Post by Judoka » Tue Jan 10, 2012 6:06 am

I have let this issue bounce around in my head and I think perhaps the problem here is that we are facing a paradigm shift in how programming is done on the professional landscape (due to the information explosion on the internet.)

It seems to me that the debate here revolves around the idea of what is acceptable on a continuum we have 100% original to 100% copied with a grey area in between.
the core problem is, I believe both sides agree to this, that neither situation in this case is true. Rybka is not 100% copied or 100% original. I think we can also agree that this grey area, at which point from center this becomes plagiarism is a vague area that is not clearly defined. It is more of "I know it when I see it" definition.
So the question is where does Rybka fall in to this continuum. We tend to as humans fall off the edge to one side or the other once we have made a decision that evidence has swayed us toward a particular side (e.g. John looks guilty there for he IS 100% guilty since there is no "kinda" guilty verdict.) this is why we have a court system.
The definition of cheating is widely varied based on history, culture and area of involvement.
One confound is that of us have been weened in an academic and social environments which we we unconsciously use as our reference point for situations like this.
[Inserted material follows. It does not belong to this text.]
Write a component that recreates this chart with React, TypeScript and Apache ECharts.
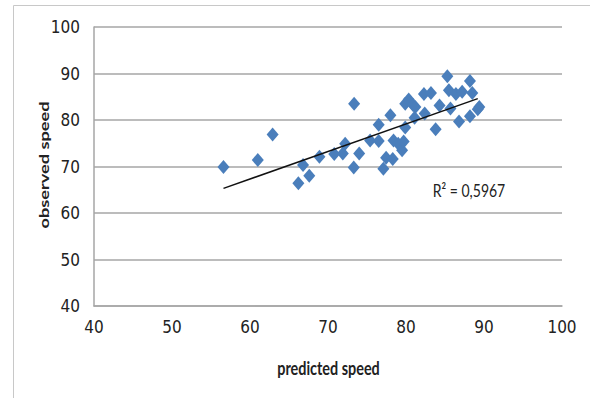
import React, { useEffect, useRef } from "react";
import * as echarts from "echarts";

const predicted = [56.6, 61.0, 62.9, 66.2, 66.8, 67.6, 68.9, 70.8, 71.9, 72.2, 73.35, 73.3, 74.0, 75.4, 76.5, 76.5, 77.1, 77.45, 78.0, 78.3, 78.4, 79.0, 79.5, 79.7, 79.9, 79.9, 80.35, 80.9, 81.2, 81.1, 82.3, 82.4, 83.2, 83.8, 84.3, 85.3, 85.5, 85.7, 86.4, 86.8, 87.2, 88.2, 88.2, 88.5, 89.2, 89.4];
const observed = [69.9, 71.4, 76.9, 66.4, 70.3, 68.0, 72.1, 72.7, 72.8, 74.9, 83.5, 69.8, 72.8, 75.6, 75.5, 79.0, 69.5, 71.9, 81.0, 71.6, 75.6, 74.9, 73.5, 75.4, 78.4, 83.5, 84.4, 83.2, 82.8, 80.5, 85.6, 81.4, 85.8, 78.0, 83.1, 89.4, 86.4, 82.5, 85.6, 79.7, 86.1, 88.4, 80.8, 85.8, 82.3, 82.8];
const trendX = [56.6, 89.2];
const trendY = [65.3, 84.6];
const xTicks = [40, 50, 60, 70, 80, 90, 100];
const yTicks = [40, 50, 60, 70, 80, 90, 100];
const xName = "predicted speed";
const yName = "observed speed";
const r2Label = "R² = 0,5967";

export default function App() {
  const ref = useRef<HTMLDivElement>(null);
  useEffect(() => {
    if (!ref.current) return;
    const chart = echarts.init(ref.current, null, { renderer: "svg" });
    const font = "Lato, 'Open Sans', sans-serif";
    const tickFont = "'Liberation Sans Narrow', 'DejaVu Sans Condensed', Lato, sans-serif";
    chart.setOption({
      animation: false,
      backgroundColor: "#fff",
      grid: { left: 94, right: 28, top: 27, bottom: 92 },
      xAxis: {
        type: "value",
        min: xTicks[0],
        max: xTicks[xTicks.length - 1],
        interval: 10,
        axisLine: { show: true, lineStyle: { color: "#a6a6a6", width: 1.5 } },
        axisTick: { show: false },
        splitLine: { show: false },
        axisLabel: { fontFamily: tickFont, fontSize: 17, color: "#222", margin: 12 },
      },
      yAxis: {
        type: "value",
        min: yTicks[0],
        max: yTicks[yTicks.length - 1],
        interval: 10,
        axisLine: { show: true, lineStyle: { color: "#a6a6a6", width: 1.5 } },
        axisTick: { show: false },
        splitLine: { show: true, lineStyle: { color: "#a6a6a6", width: 1.5 } },
        axisLabel: { fontFamily: tickFont, fontSize: 17, color: "#222", margin: 14 },
      },
      series: [
        {
          type: "scatter",
          symbol: "diamond",
          symbolSize: [12, 14],
          itemStyle: { color: "#4a7ebb", opacity: 1 },
          data: predicted.map((p, i) => [p, observed[i]]),
          z: 2,
        },
        {
          type: "line",
          data: trendX.map((x, i) => [x, trendY[i]]),
          symbol: "none",
          lineStyle: { color: "#111", width: 1.5 },
          z: 3,
        },
      ],
      graphic: [
        {
          type: "rect",
          shape: { x: 13.5, y: 5.5, width: 620, height: 420 },
          style: { fill: "none", stroke: "#c8c8c8", lineWidth: 1 },
          silent: true,
        },
        {
          type: "text",
          x: 469,
          y: 190,
          scaleY: 1.3,
          style: { text: r2Label, fontFamily: font, fontSize: 14, fill: "#222", textAlign: "center", textVerticalAlign: "middle" },
        },
        {
          type: "text",
          x: 328.5,
          y: 368,
          scaleY: 1.35,
          style: { text: xName, fontFamily: font, fontWeight: "bold", fontSize: 14.4, fill: "#222", textAlign: "center", textVerticalAlign: "middle" },
        },
        {
          type: "text",
          x: 43,
          y: 165,
          rotation: Math.PI / 2,
          scaleX: 1.3,
          style: { text: yName, fontFamily: font, fontWeight: "bold", fontSize: 14, fill: "#222", textAlign: "center", textVerticalAlign: "middle" },
        },
      ],
    });
    return () => chart.dispose();
  }, []);
  return <div ref={ref} style={{ width: 590, height: 398, position: "absolute", left: 0, top: 0 }} />;
}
Cheating in the angelo-saxon academic environment is based on academic rules and guidelines that have been figured out over 100's of years. ( It would be an interesting subject for an ethics class. a paper/book on the history of cheating this would be very interesting.) The definition of plagiarism used in the academic environment is probably the most stringent since it extends into the grey area a great deal more than perhaps a legal definition of artistic expression. Things are always under a constant evolution and the internet has accelerated this process.

Since his is a chess subject lets look at the dramatic age drop in the age of Grandmasters in the last 10-15 years since the advent of chess databases and data being proliferated on the internet. Fischers record stood for decades then was broken by Judit polgar then a deluge of younger and younger GMsby broke her record, at first by years then months and now we have bottomed out with weeks and days becoming the.


Why is this so important?
The key article for the proof of cheating presents evidence by presenting Rybka code and fruit code side by side (pages and pages of evidence) but this code was later shown to be modified to help prove guilt.
Why not use 3 columns? fruit code - (modified code rybka WITH the changes shown)- original rybka code?
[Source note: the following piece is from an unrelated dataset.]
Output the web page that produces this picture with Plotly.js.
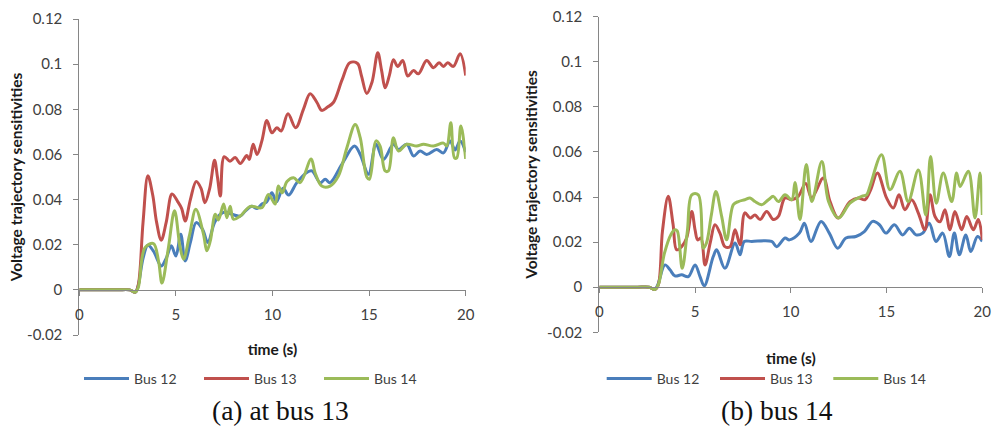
<!DOCTYPE html>
<html>
<head>
<meta charset="utf-8">
<script src="https://cdn.plot.ly/plotly-3.0.1.min.js"></script>
<style>html,body{margin:0;padding:0;background:#fff;}#chart{width:992px;height:428px;}</style>
</head>
<body>
<div id="chart"></div>
<script>
// ---- Data ----
var seriesNames = ["Bus 12", "Bus 13", "Bus 14"];
var seriesColors = ["#4A7EBB", "#C0504D", "#9BBB59"];
var xTickVals = [0, 5, 10, 15, 20];
var yTickVals = [-0.02, 0, 0.02, 0.04, 0.06, 0.08, 0.1, 0.12];
var yTickText = ["-0.02", "0", "0.02", "0.04", "0.06", "0.08", "0.1", "0.12"];
var panelCaptions = ["(a) at bus 13", "(b) bus 14"];
var xTitleText = "time (s)";
var yTitleText = "Voltage trajectory sensitivities";

// Panel (a): at bus 13
var tA12 = [0,1,2,2.6,2.9,3.05,3.3,3.55,3.85,4.24,4.5,4.76,5.0,5.25,5.48,5.75,6.05,6.38,6.65,7.0,7.3,7.55,7.9,8.33,8.6,8.93,9.2,9.45,9.7,9.97,10.2,10.55,10.83,11.26,11.78,12.04,12.47,12.73,12.98,13.59,14.24,14.54,14.97,15.36,15.74,16.26,16.52,16.95,17.3,17.64,17.98,18.5,18.85,19.19,19.45,19.71,20];
var vA12 = [0,0,0,0,-0.001,0.002,0.014,0.0198,0.017,0.0106,0.014,0.0195,0.015,0.0246,0.0128,0.021,0.0298,0.0268,0.021,0.0298,0.0335,0.0345,0.0335,0.0327,0.035,0.037,0.036,0.038,0.039,0.043,0.039,0.045,0.042,0.0475,0.052,0.0527,0.0475,0.049,0.0475,0.0556,0.0637,0.060,0.0512,0.0645,0.0578,0.0645,0.0622,0.0645,0.0593,0.0615,0.060,0.0622,0.0607,0.066,0.062,0.066,0.061];

var tA13 = [0,1,2,2.6,2.9,3.05,3.3,3.55,3.8,4.0,4.24,4.5,4.8,5.1,5.3,5.48,5.75,6.05,6.3,6.5,6.75,7.0,7.15,7.3,7.5,7.8,8.07,8.33,8.67,8.8,9.0,9.2,9.45,9.71,9.97,10.23,10.45,10.8,11.2,11.6,11.95,12.3,12.55,12.85,13.15,13.6,14.0,14.4,14.6,14.88,15.15,15.45,15.65,15.83,16.05,16.26,16.48,16.74,17.0,17.3,17.55,17.98,18.33,18.62,18.85,19.07,19.36,19.71,20];
var vA13 = [0,0,0,0,-0.001,0.002,0.03,0.0505,0.042,0.03,0.022,0.03,0.0425,0.039,0.036,0.0305,0.04,0.048,0.045,0.0386,0.045,0.0574,0.05,0.0416,0.059,0.057,0.0586,0.056,0.0595,0.0578,0.0645,0.06,0.066,0.075,0.0696,0.0718,0.0704,0.078,0.0718,0.08,0.0869,0.083,0.0795,0.081,0.083,0.093,0.1006,0.1003,0.095,0.087,0.092,0.105,0.097,0.0895,0.095,0.102,0.099,0.1016,0.0947,0.0972,0.0957,0.1016,0.0984,0.1006,0.099,0.1006,0.099,0.1046,0.095];

var tA14 = [0,1,2,2.6,2.9,3.05,3.4,3.84,4.1,4.28,4.6,4.93,5.22,5.4,5.7,6.03,6.43,6.6,6.78,7.04,7.2,7.47,7.64,7.81,7.98,8.33,8.85,9.45,9.79,10.14,10.3,10.5,10.75,11.09,11.43,12.0,12.2,12.55,12.98,13.41,13.85,14.28,14.54,14.88,15.02,15.36,15.57,15.83,16.0,16.26,16.52,16.95,17.46,17.81,18.33,18.85,19.02,19.23,19.42,19.54,19.75,20];
var vA14 = [0,0,0,0,-0.001,0.001,0.0187,0.0205,0.0128,0.003,0.018,0.035,0.0187,0.0136,0.024,0.0357,0.0246,0.0173,0.0217,0.0335,0.031,0.038,0.032,0.037,0.0313,0.0327,0.037,0.0364,0.0423,0.038,0.046,0.043,0.048,0.0497,0.0475,0.058,0.052,0.046,0.046,0.0504,0.063,0.0733,0.0674,0.050,0.049,0.066,0.0637,0.0527,0.0527,0.0674,0.0615,0.0645,0.0637,0.0645,0.0637,0.065,0.0637,0.074,0.0585,0.0585,0.0726,0.058];

// Panel (b): bus 14
var tB12 = [0,1,2,2.6,2.9,3.05,3.43,3.69,3.95,4.3,4.65,5.0,5.26,5.48,5.95,6.13,6.56,7.09,7.35,7.57,7.96,9.0,9.26,9.7,9.93,10.45,10.71,11.05,11.58,12.01,12.45,12.88,13.4,13.84,14.28,14.63,14.97,15.41,15.84,16.19,16.54,16.89,17.23,17.58,17.93,18.28,18.54,18.8,19.14,19.4,19.75,20];
var vB12 = [0,0,0,0,-0.001,0.001,0.0099,0.0077,0.005,0.0055,0.0047,0.0099,0.0047,0.0006,0.0136,0.0166,0.0084,0.0196,0.0144,0.0203,0.0203,0.0203,0.018,0.0218,0.021,0.024,0.0284,0.0203,0.0292,0.024,0.0173,0.0218,0.0225,0.0247,0.0292,0.0277,0.024,0.0277,0.0232,0.0262,0.0232,0.024,0.0284,0.0203,0.024,0.0136,0.024,0.0144,0.0232,0.0158,0.0225,0.0203];

var tB13 = [0,1,2,2.6,2.9,3.08,3.3,3.6,3.85,4.04,4.3,4.56,4.83,5.0,5.14,5.31,5.52,5.8,6.04,6.3,6.56,6.83,7.09,7.35,7.6,7.87,8.13,8.4,8.74,9.09,9.35,9.7,10.05,10.39,10.78,11.09,11.7,12.05,12.48,13.09,13.53,13.87,14.17,14.52,15.0,15.35,15.65,15.96,16.31,16.66,17.0,17.27,17.53,17.79,18.05,18.31,18.57,18.92,19.19,19.53,19.79,20];
var vB13 = [0,0,0,0,-0.001,0.001,0.025,0.0403,0.028,0.0166,0.018,0.0218,0.0336,0.0255,0.021,0.0218,0.0099,0.02,0.0277,0.024,0.018,0.018,0.0255,0.0188,0.033,0.0307,0.032,0.03,0.0336,0.03,0.0314,0.0396,0.0388,0.0403,0.046,0.0396,0.0484,0.038,0.0307,0.038,0.0396,0.0388,0.0432,0.0507,0.0396,0.0351,0.041,0.0344,0.0388,0.0329,0.0255,0.041,0.0314,0.029,0.0344,0.0255,0.0336,0.0255,0.0314,0.0255,0.03,0.021];

var tB14 = [0,1,2,2.6,2.9,3.08,3.4,3.75,3.95,4.07,4.33,4.6,4.83,5.17,5.43,5.6,5.85,6.09,6.39,6.65,7.0,7.26,7.6,7.87,8.13,8.48,8.83,9.09,9.35,9.7,10.05,10.22,10.48,10.81,11.1,11.62,11.97,12.49,13.09,13.7,13.96,14.13,14.74,15.18,15.7,16.13,16.66,17.05,17.3,17.6,17.96,18.4,18.66,18.84,19.27,19.62,19.88,20];
var vB14 = [0,0,0,0,-0.001,0.001,0.015,0.0235,0.0255,0.025,0.0084,0.025,0.041,0.041,0.0173,0.0197,0.032,0.0425,0.0314,0.021,0.0366,0.038,0.0388,0.0396,0.038,0.0366,0.0388,0.0403,0.038,0.041,0.0388,0.0465,0.03,0.0544,0.038,0.0558,0.038,0.0307,0.0373,0.0403,0.041,0.0447,0.0588,0.0432,0.0514,0.038,0.052,0.032,0.058,0.0373,0.0507,0.038,0.0507,0.0447,0.0514,0.0307,0.0507,0.032];

// ---- Build traces ----
var W = 992, H = 428;
var tickFont = {family: "Lato, 'Liberation Sans', sans-serif", size: 15, color: "#404040"};
var titleFont = {family: "Lato, 'Liberation Sans', sans-serif", size: 15.5, color: "#1a1a1a", weight: "bold"};
var axisGray = "#868686";

function mk(t, v, i, xa, ya, lg) {
  return {
    x: t, y: v, type: "scatter", mode: "lines",
    name: seriesNames[i], legend: lg, xaxis: xa, yaxis: ya,
    line: {color: seriesColors[i], width: 3, shape: "spline", smoothing: 1},
    hoverinfo: "skip"
  };
}
var traces = [
  mk(tA12, vA12, 0, "x", "y", "legend"),
  mk(tA13, vA13, 1, "x", "y", "legend"),
  mk(tA14, vA14, 2, "x", "y", "legend"),
  mk(tB12, vB12, 0, "x2", "y2", "legend2"),
  mk(tB13, vB13, 1, "x2", "y2", "legend2"),
  mk(tB14, vB14, 2, "x2", "y2", "legend2")
];

var yRange = [-0.02, 0.12];
var xDomA = [79.3 / W, 465.7 / W], yDomA = [1 - 335 / H, 1 - 19 / H];
var xDomB = [599.3 / W, 982.3 / W], yDomB = [1 - 332.3 / H, 1 - 16.7 / H];
function zeroPos(dom) { return dom[0] + (0 - yRange[0]) / (yRange[1] - yRange[0]) * (dom[1] - dom[0]); }

function xAxis(dom, yDom, standoff) {
  return {
    domain: dom, range: [0, 20], anchor: "free", position: zeroPos(yDom),
    showline: true, linecolor: axisGray, linewidth: 1,
    ticks: "outside", ticklen: 5, tickcolor: axisGray, tickwidth: 1,
    tickvals: xTickVals, tickfont: tickFont, ticklabelstandoff: 6,
    showgrid: false, zeroline: false, automargin: false, fixedrange: true,
    title: {text: xTitleText, font: titleFont, standoff: standoff}
  };
}
function yAxis(dom, xName, standoff) {
  return {
    domain: dom, range: yRange, anchor: xName,
    showline: true, linecolor: axisGray, linewidth: 1,
    ticks: "outside", ticklen: 5, tickcolor: axisGray, tickwidth: 1,
    tickvals: yTickVals, ticktext: yTickText, tickfont: tickFont, ticklabelstandoff: 8,
    showgrid: false, zeroline: false, automargin: false, fixedrange: true,
    title: {text: yTitleText, font: titleFont, standoff: standoff}
  };
}

function legendAt(xpx, ew) {
  return {
    orientation: "h", x: xpx / W, y: 1 - 379 / H, xanchor: "left", yanchor: "middle",
    entrywidth: ew, entrywidthmode: "pixels", itemwidth: 45,
    font: {family: "Lato, 'Liberation Sans', sans-serif", size: 14, color: "#404040"},
    bgcolor: "rgba(0,0,0,0)", borderwidth: 0, itemclick: false, itemdoubleclick: false
  };
}

var captionFont = {family: "'Liberation Serif', 'Times New Roman', serif", size: 27.5, color: "#111"};
var layout = {
  width: W, height: H,
  margin: {l: 0, r: 0, t: 0, b: 0, autoexpand: false},
  paper_bgcolor: "#fff", plot_bgcolor: "#fff",
  showlegend: true,
  xaxis: xAxis(xDomA, yDomA, 22),
  yaxis: yAxis(yDomA, "x", 0),
  xaxis2: xAxis(xDomB, yDomB, 33),
  yaxis2: yAxis(yDomB, "x2", 5),
  legend: legendAt(79, 60),
  legend2: legendAt(601.7, 53.3),
  annotations: [
    {text: panelCaptions[0], x: 280 / W, y: 1 - 410 / H, xref: "paper", yref: "paper", xanchor: "center", yanchor: "middle", showarrow: false, font: captionFont},
    {text: panelCaptions[1], x: 777 / W, y: 1 - 410 / H, xref: "paper", yref: "paper", xanchor: "center", yanchor: "middle", showarrow: false, font: captionFont}
  ]
};

Plotly.newPlot("chart", traces, layout, {staticPlot: true, displayModeBar: false});
</script>
</body>
</html>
This point is important because the definition of guilt is somewhere where in the grey area.
Hyatt mentioned in a previous post that the changes were made to show that PST tables can be produced with a minimal number of changes. Fine but the term "minimal" puts the situation into a grey area and is critical for determination of guilt or innocence by the people reviewing the evidence. Is it really that hard to present the facts, unmodified and unaltered for review? providing reams of paper that is technical in approach that they 'could' look at also becomes biased.

What is an acceptable amount of change before something differs from the original enough to be considered it falls into the more "original" category?

There are experts on both sides so it comes down to opinions. What is lacking is a 3rd party and now that they are starting to take notice of the situation we are gaining clarity....The 3rd party posts [on chessvibes] by programming experts that have started to indicate that there are problems with the evidence and process in the ICGA Decision.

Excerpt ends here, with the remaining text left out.